Given the rural environment, hilly topography, and dense wildland vegetation, fire safety is a constant concern in Reche Canyon. Currently there is limited access in and out of the canyon for fire safety and emergency vehicles, for first responders, and for residents. Understanding this, the Rancho del Prado project includes features that would make the canyon a significantly safer and more resilient environment by addressing the availability of wildfire-fighting aids and improving emergency access to better protect residents of the area.
Building the infrastructure for a safe community
The project would establish a Reche Canyon aerial firefighting base station that would include a new water reservoir, a helipad for emergencies and medical evacuations, and dip tank station for firefighting helicopters. This reservoir would be located within the project site adjacent to the South Hills Preserve and would benefit all of Reche Canyon.
The project would also expand and improve the City’s existing domestic water and fire protection system to provide a looped water system connecting all three communities. (Currently, the City’s water service lines terminate at the end of Prado Lane and Crystal Ridge Lane.) Combined with an improved pump system, this looped connection would significantly improve water pressure to meet current fire-flow standards.
Additional evacuation routes
Although there are some exceptions, development projects within a High Fire Hazard Severity Zone require two points of access. Unfortunately, currently both Crystal Ridge and Prado Lanes dead end, leaving only one point of access.

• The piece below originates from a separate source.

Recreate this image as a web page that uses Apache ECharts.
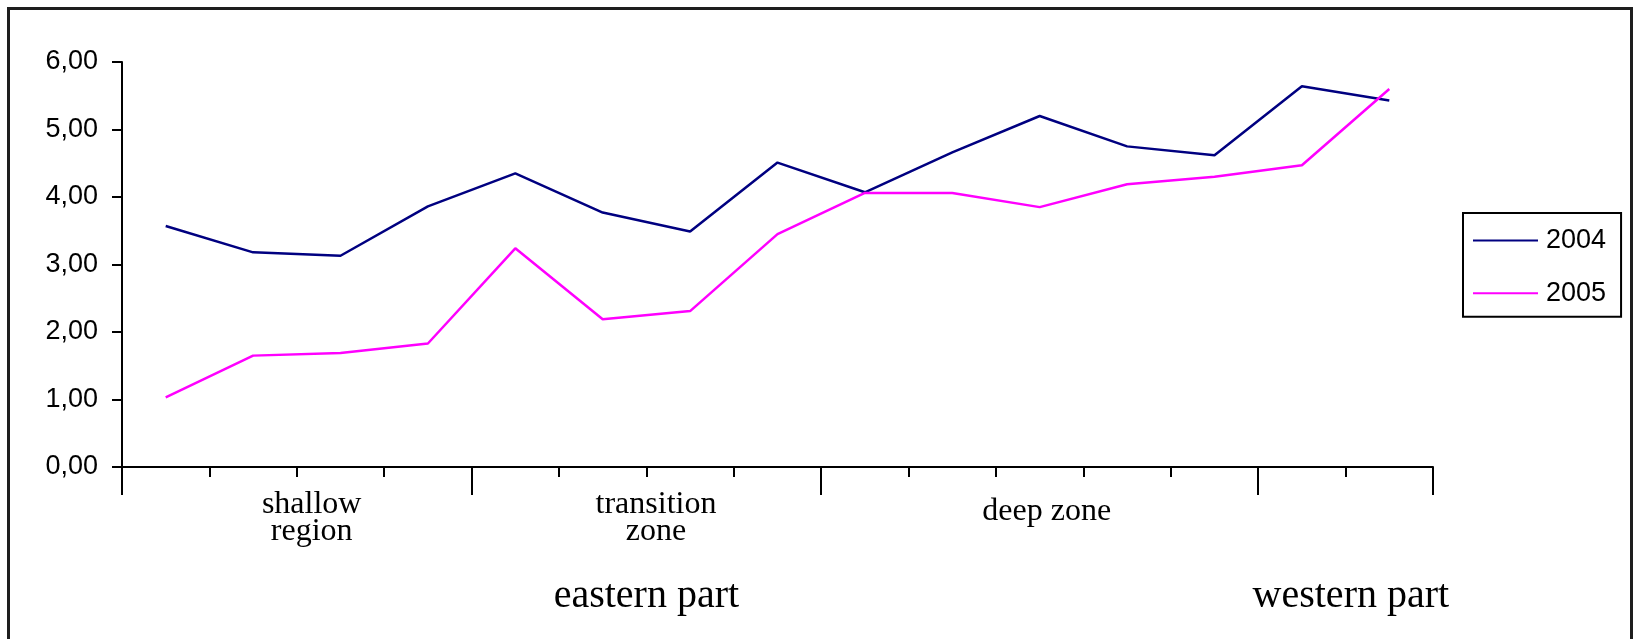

The project will finally provide a looped connector road between them, resulting in two points of access for all three communities.
And as described in the Roads & Traffic section, the project is working to identify and create additional exit routes out of the canyon.
The project would also act as a buffer to future fire hazards and establish fuel modification zones—areas where combustible vegetation has been replaced with more drought-tolerant, fire resistant plants—to provide long-term fire protection. To further protect the three communities, residential fire sprinklers would be installed in all homes constructed within the project.